THE TASK
Quote word for word the lines below, beginning with the first and ending with the one that has "total = sum(values)". Drop the pictures.

═════ RECORDS PROVIDED ═════

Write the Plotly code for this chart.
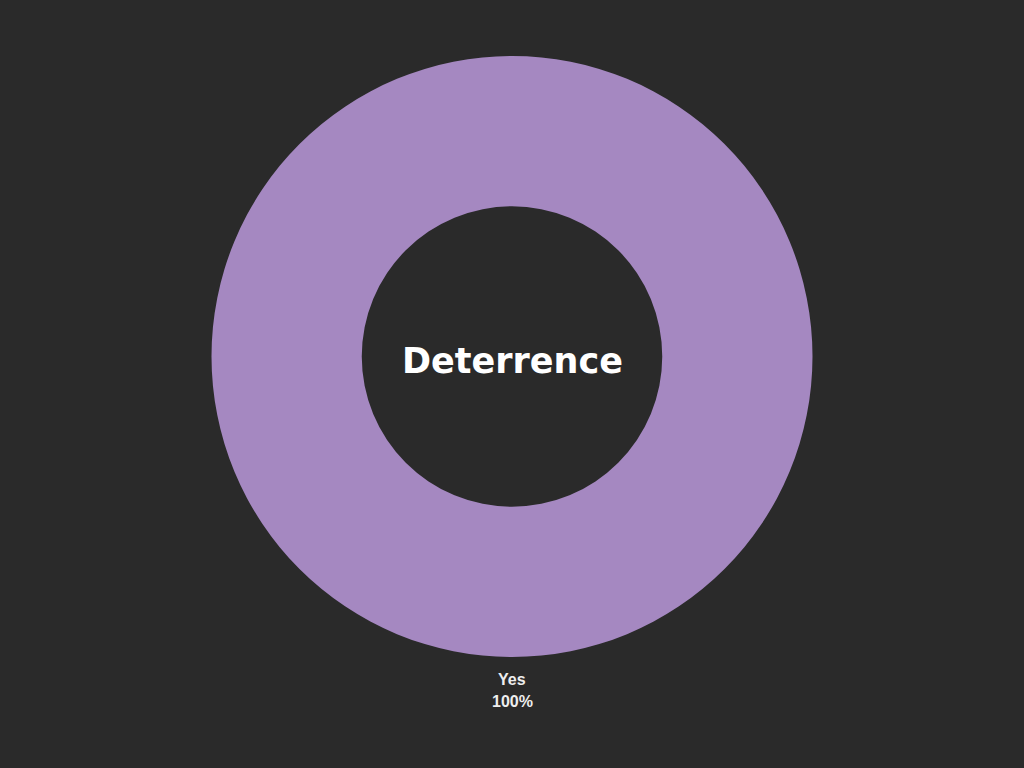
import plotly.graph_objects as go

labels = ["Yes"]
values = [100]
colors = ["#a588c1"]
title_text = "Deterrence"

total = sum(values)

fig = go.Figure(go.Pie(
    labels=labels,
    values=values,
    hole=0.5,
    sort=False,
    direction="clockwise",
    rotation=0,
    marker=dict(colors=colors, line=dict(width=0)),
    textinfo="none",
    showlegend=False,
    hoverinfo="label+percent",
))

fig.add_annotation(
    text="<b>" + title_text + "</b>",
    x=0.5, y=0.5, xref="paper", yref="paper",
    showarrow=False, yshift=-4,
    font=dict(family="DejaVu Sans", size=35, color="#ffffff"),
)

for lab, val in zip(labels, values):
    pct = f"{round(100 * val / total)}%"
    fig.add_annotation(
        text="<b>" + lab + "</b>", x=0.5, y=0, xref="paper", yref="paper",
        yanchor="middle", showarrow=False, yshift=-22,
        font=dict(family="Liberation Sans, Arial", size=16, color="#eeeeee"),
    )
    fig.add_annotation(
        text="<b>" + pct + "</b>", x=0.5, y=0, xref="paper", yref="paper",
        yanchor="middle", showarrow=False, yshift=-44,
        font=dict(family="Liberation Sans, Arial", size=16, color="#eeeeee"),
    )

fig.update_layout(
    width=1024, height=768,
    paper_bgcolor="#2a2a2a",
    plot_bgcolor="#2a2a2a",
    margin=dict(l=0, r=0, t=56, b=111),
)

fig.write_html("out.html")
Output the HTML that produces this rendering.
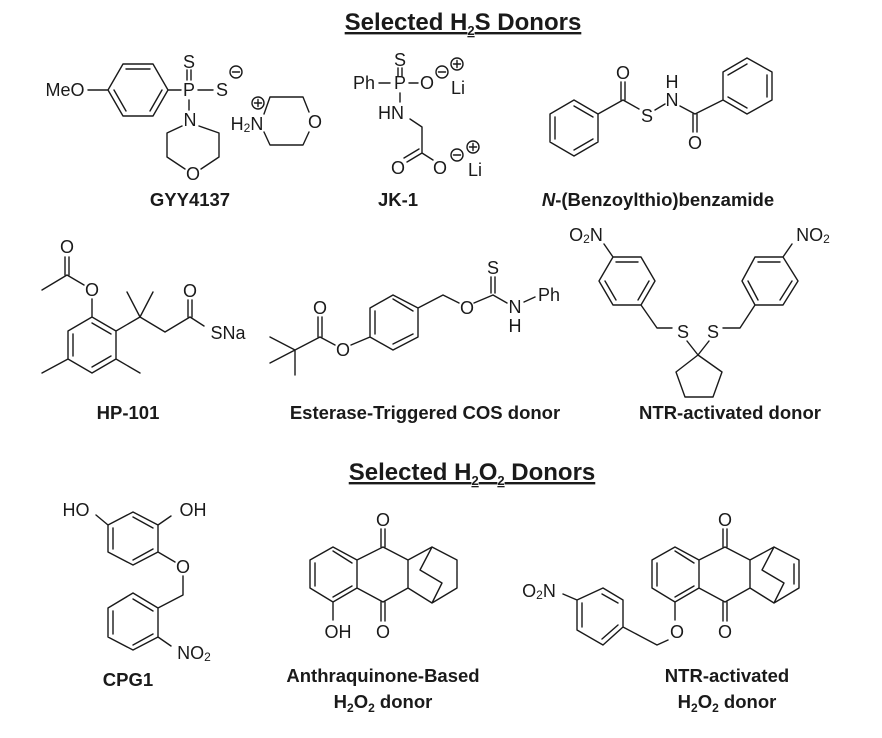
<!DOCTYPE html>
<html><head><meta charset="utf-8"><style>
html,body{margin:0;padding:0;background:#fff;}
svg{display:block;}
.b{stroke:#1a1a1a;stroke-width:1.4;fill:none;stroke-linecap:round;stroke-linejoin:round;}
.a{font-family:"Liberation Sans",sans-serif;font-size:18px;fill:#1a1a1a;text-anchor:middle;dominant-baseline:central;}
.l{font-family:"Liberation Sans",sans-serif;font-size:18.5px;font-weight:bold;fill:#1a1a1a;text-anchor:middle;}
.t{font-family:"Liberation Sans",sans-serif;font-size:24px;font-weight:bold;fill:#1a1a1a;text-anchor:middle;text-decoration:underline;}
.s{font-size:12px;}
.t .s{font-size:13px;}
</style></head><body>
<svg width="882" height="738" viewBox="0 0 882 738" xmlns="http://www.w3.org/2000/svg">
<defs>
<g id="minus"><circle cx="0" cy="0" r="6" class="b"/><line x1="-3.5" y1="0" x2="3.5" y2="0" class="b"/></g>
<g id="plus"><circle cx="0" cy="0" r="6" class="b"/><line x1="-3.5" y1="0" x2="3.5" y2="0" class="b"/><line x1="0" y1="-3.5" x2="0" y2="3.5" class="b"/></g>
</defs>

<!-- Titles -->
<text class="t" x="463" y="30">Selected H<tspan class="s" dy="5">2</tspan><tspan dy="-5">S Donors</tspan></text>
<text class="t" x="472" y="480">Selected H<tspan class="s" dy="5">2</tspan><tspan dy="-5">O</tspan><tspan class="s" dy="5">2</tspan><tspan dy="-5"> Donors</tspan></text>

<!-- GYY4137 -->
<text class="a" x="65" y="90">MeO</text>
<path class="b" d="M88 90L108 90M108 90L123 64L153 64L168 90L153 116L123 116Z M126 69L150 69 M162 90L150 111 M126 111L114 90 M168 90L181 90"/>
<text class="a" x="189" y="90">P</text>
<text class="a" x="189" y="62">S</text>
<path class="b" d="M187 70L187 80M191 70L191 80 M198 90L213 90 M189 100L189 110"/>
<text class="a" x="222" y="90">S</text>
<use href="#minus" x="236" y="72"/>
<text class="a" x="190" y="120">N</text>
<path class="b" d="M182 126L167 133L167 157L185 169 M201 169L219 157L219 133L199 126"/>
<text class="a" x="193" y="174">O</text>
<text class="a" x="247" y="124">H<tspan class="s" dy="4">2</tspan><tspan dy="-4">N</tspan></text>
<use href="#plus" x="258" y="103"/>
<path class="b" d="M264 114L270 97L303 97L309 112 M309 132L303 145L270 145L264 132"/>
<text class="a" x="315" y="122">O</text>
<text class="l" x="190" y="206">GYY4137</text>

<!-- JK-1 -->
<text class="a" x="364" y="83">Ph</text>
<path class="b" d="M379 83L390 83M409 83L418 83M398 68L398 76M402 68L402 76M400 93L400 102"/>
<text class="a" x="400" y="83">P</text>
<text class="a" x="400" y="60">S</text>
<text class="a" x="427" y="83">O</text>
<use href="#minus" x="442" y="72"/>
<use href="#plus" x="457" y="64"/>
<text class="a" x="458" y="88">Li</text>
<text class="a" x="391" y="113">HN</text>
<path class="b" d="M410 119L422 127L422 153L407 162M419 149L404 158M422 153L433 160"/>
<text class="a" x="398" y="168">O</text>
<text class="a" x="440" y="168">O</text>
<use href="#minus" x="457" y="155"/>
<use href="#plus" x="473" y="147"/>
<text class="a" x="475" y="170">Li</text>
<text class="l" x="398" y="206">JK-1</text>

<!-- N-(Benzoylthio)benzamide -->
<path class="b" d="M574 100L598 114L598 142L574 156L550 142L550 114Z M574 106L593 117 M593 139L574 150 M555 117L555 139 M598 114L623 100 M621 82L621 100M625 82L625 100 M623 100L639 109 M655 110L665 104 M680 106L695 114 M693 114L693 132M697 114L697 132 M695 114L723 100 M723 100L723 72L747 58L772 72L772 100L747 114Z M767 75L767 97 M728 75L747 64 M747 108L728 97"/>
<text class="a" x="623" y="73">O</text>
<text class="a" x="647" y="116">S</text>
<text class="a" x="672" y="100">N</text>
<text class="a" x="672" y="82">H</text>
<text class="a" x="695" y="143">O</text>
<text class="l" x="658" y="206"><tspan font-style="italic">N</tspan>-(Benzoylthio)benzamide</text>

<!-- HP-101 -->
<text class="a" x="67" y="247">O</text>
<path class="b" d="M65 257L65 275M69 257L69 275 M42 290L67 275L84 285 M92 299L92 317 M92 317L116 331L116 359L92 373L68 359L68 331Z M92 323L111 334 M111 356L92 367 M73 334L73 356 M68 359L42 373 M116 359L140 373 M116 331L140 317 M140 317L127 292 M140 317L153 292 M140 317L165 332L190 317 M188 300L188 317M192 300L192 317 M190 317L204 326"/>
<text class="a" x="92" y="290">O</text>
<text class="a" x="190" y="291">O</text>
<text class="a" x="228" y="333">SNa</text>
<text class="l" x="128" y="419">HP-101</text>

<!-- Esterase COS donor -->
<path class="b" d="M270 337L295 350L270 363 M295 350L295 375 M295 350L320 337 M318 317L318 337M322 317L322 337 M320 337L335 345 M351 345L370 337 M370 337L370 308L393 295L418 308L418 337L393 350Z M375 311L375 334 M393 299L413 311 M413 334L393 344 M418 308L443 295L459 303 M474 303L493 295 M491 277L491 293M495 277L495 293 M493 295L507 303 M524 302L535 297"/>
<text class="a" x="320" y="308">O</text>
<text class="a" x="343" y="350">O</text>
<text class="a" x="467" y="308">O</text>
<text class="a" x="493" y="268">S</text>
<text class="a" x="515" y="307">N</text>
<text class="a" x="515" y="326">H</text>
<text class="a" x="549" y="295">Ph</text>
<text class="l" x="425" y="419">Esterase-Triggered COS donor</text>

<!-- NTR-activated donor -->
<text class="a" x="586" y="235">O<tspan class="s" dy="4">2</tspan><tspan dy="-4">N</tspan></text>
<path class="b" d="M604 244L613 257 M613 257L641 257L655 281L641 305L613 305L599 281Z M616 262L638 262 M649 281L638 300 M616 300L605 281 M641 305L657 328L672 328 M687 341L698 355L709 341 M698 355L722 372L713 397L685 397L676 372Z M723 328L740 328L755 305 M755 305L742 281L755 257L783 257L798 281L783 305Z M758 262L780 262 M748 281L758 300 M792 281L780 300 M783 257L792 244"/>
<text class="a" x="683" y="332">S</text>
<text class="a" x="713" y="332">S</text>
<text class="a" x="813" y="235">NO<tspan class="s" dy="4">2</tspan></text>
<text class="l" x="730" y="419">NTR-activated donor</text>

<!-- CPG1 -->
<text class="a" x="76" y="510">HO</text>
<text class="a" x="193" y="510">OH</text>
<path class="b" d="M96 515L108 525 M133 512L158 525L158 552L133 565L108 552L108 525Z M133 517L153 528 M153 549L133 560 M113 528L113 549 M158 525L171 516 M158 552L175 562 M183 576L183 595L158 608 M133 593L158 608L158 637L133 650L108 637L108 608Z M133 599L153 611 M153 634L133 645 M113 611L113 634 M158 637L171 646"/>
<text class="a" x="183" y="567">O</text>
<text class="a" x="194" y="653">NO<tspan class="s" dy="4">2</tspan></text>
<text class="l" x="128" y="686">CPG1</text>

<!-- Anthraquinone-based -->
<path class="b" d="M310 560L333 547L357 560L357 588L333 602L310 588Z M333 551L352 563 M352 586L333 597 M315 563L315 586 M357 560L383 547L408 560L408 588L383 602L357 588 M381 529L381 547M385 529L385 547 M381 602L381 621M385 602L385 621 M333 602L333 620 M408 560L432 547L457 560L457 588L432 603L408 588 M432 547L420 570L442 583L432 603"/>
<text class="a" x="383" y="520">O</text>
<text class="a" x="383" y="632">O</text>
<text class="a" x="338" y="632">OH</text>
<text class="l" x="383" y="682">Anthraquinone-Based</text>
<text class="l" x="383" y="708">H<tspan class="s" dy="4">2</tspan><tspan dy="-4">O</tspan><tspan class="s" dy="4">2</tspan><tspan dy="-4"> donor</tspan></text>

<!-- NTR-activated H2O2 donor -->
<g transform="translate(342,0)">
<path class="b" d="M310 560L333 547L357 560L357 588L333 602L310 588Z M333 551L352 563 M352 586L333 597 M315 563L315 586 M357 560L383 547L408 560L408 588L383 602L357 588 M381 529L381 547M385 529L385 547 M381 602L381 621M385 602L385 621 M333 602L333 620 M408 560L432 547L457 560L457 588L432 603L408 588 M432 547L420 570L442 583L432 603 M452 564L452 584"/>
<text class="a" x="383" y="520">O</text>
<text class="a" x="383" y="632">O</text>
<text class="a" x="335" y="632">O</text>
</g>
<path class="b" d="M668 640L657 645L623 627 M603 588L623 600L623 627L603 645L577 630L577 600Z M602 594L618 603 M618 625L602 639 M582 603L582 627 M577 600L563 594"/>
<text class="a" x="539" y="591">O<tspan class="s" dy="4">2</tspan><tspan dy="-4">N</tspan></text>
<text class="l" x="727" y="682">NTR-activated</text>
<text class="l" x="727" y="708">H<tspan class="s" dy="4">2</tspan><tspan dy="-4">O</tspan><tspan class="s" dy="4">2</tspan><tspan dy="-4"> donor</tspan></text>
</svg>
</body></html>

═════

RESULT OF THE TASK
Write the Plotly code for this chart.
import plotly.graph_objects as go

labels = ["Yes"]
values = [100]
colors = ["#a588c1"]
title_text = "Deterrence"

total = sum(values)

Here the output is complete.